Images by Carrie Beth Wallace


What was nothing, then green, now sits red in my palm. The months blurred to one, and somehow, still, March turned to July and the tomatoes we planted now run juice down our mouths and palms as we bite.  Audrey Hepburn said, “To plant a garden is to believe in tomorrow.” Subconsciously, is that what we were doing all those months ago? Were we planting belief that despite all the unknown, despite the fear, we can still believe in a tomorrow where tomatoes turn red and peppers dangle like ornaments on a Christmas tree? 



With so little change in months, it stirred something in me, this reddening. It hung like a visible marker that not only time has passed, but that growth has occurred. Diana Vreeland said, “Red is the great clarifier; bright and revealing.” There was an urgency to this red now that pulled me from my fog, not only in the tomatoes’ timeline; their fullness and readiness to be picked, but in the way they called me to once again pay attention. 


Nature likes to jolt us awake like this. Our eyes constantly miss the subtle; we are awakened by a sky on fire, crepe myrtles pinked to fullness, or a bright red tomato where a simple, plain green stalk used to be. 


A garden makes you see what otherwise would slip by unnoticed until something shakes you into attentiveness. At first it’s all dirt. Dirt that you water day by day. You search for what is unseen; what you trust to be happening beneath the surface until finally that first sprout, in a great act of hope, breaks through. The growth is subtle at first, until one day the shock of red sets you ablaze. 


In a way, I feel myself waiting for that feeling in the world. Waiting for the shock, for the ability to once again gather, to embrace, and sit in a room full of friends and strangers appreciating a song, dance or performance.
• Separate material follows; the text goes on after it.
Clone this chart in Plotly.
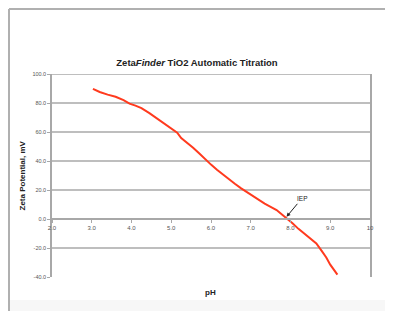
import plotly.graph_objects as go

# ---- data ----
ph = [3.03, 3.2, 3.4, 3.6, 3.8, 3.95, 4.1, 4.25, 4.45, 4.62, 4.8, 5.0, 5.15, 5.25,
      5.4, 5.55, 5.7, 5.85, 6.0, 6.15, 6.3, 6.45, 6.6, 6.75, 6.9, 7.05, 7.2, 7.35,
      7.5, 7.65, 7.8, 7.9, 8.05, 8.2, 8.35, 8.5, 8.65, 8.78, 8.9, 9.0, 9.1, 9.18]
zeta = [89.7, 87.6, 85.8, 84.3, 82.0, 79.6, 78.2, 76.5, 73.0, 69.7, 66.8, 62.8, 59.5, 55.8,
        52.6, 49.2, 45.3, 41.2, 37.5, 34.0, 30.6, 27.2, 24.3, 21.3, 18.6, 15.4, 13.0, 10.6,
        8.4, 6.2, 2.8, 0.7, -3.0, -6.8, -10.2, -13.3, -16.8, -21.8, -26.5, -31.5, -35.3, -38.4]

x_ticks = [2, 3, 4, 5, 6, 7, 8, 9, 10]
x_tick_labels = ["2.0", "3.0", "4.0", "5.0", "6.0", "7.0", "8.0", "9.0", "10"]
y_ticks = [-40, -20, 0, 20, 40, 60, 80, 100]
y_tick_labels = ["-40.0", "-20.0", "0.0", "20.0", "40.0", "60.0", "80.0", "100.0"]

iep_ph = 7.9
iep_zeta = 1.5

# page has an 8px body margin; lay out in screen pixels and compensate
OFF = 8
W, H = 393 - OFF, 311 - OFF
L, T = 52 - OFF, 74 - OFF
R = W - (370 - OFF)
B = H - (277 - OFF)
pw, ph_h = W - L - R, H - T - B


def px_x(p):
    return (p - OFF - L) / pw


def px_y(p):
    return (H - B - (p - OFF)) / ph_h


grid = "#a8a8a8"
fig = go.Figure()
fig.add_trace(go.Scatter(x=ph, y=zeta, mode="lines",
                         line=dict(color="#ff3a1e", width=2),
                         hoverinfo="skip", showlegend=False))

ymin, ymax = min(y_ticks), max(y_ticks)
shapes = []
for v in y_ticks:
    if v > ymin and v != 0:
        shapes.append(dict(type="line", xref="paper", yref="y", x0=0, x1=1, y0=v, y1=v,
                           line=dict(color=grid, width=1.5), layer="below"))
# outer frame (as close to the page edge as the page allows)
shapes.append(dict(type="line", xref="paper", yref="paper", x0=px_x(9), x1=px_x(400),
                   y0=px_y(9), y1=px_y(9), line=dict(color="#b0b0b0", width=2)))
shapes.append(dict(type="line", xref="paper", yref="paper", x0=px_x(9), x1=px_x(9),
                   y0=px_y(9), y1=px_y(315), line=dict(color="#b0b0b0", width=2)))
shapes.append(dict(type="rect", xref="paper", yref="paper", x0=px_x(10), x1=px_x(400),
                   y0=px_y(300), y1=px_y(315), line=dict(width=0), fillcolor="#f7f7f7",
                   layer="below"))

fig.update_layout(
    width=W, height=H,
    margin=dict(l=L, r=R, t=T, b=B),
    paper_bgcolor="white", plot_bgcolor="white",
    font=dict(family="Liberation Sans, Arial, sans-serif", color="#333"),
    title=dict(text="<b>Zeta<i>Finder</i> TiO2 Automatic Titration</b>",
               x=(197 - OFF) / W, xanchor="center", y=1 - (63 - OFF) / H, yanchor="middle",
               font=dict(size=9.5, color="#222")),
    shapes=shapes,
    xaxis=dict(range=[2, 10], tickvals=x_ticks, ticktext=x_tick_labels,
               anchor="free", position=(0 - ymin) / (ymax - ymin),
               showgrid=False, zeroline=False, showline=True, linecolor=grid, linewidth=1.5,
               ticks="outside", ticklen=3, tickcolor=grid, tickwidth=1,
               tickfont=dict(size=6, color="#555")),
    yaxis=dict(range=[ymin, ymax], tickvals=y_ticks, ticktext=y_tick_labels,
               domain=[0, 1], showgrid=False, zeroline=False,
               showline=True, linecolor=grid, linewidth=1.5, mirror=True,
               ticks="outside", ticklen=3, tickcolor=grid,
               tickfont=dict(size=5.5, color="#555")),
    annotations=[
        dict(text="<b>Zeta Potential, mV</b>", xref="paper", yref="paper",
             x=px_x(22), y=0.5, textangle=-90, showarrow=False,
             font=dict(size=8, color="#222"), xanchor="center", yanchor="middle"),
        dict(text="<b>pH</b>", xref="paper", yref="paper", x=px_x(210), y=px_y(292),
             showarrow=False, font=dict(size=8, color="#222"),
             xanchor="center", yanchor="middle"),
        dict(text="IEP", x=iep_ph, y=iep_zeta, xref="x", yref="y",
             showarrow=True, arrowhead=2, arrowsize=0.8, arrowwidth=1, arrowcolor="#222",
             ax=15, ay=-18, font=dict(size=6.5, color="#222")),
    ],
)

fig.write_html("out.html")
I know I am not alone with this anticipation and the wavering between hope and dismay. I know I am not the first to plant a garden and hold each fruitful item in my palm, and in that instant believe in miracles. 


This time is the time for us to be planting. So many organizations are already doing this; setting themselves up for a future where the show will go on and we can all be together again safely. Glimpses of hope are all around us, and found readily in nature. 


Notice how the tree you pass in your neighborhood bends and straightens in the wind. Notice how the green bush you pass in the park now blooms pink. Notice now the green that in months will brown and yellow into Fall. Change and growth are all around us, and sometimes we need to be reminded, I know I did. 


We will not come out of this time unchanged. We have been growing and evolving in ways that may be imperceptible at the moment and yet, even when all seems slow and repetitive, it occurs. Whatever we used to consider “normal” has been flipped and shaken and will be constructed into something new and different. We will settle once again, like trees shifting back into place after a thunderstorm. Until then we will enjoy the season, red tomato juice dripping off our chins and all.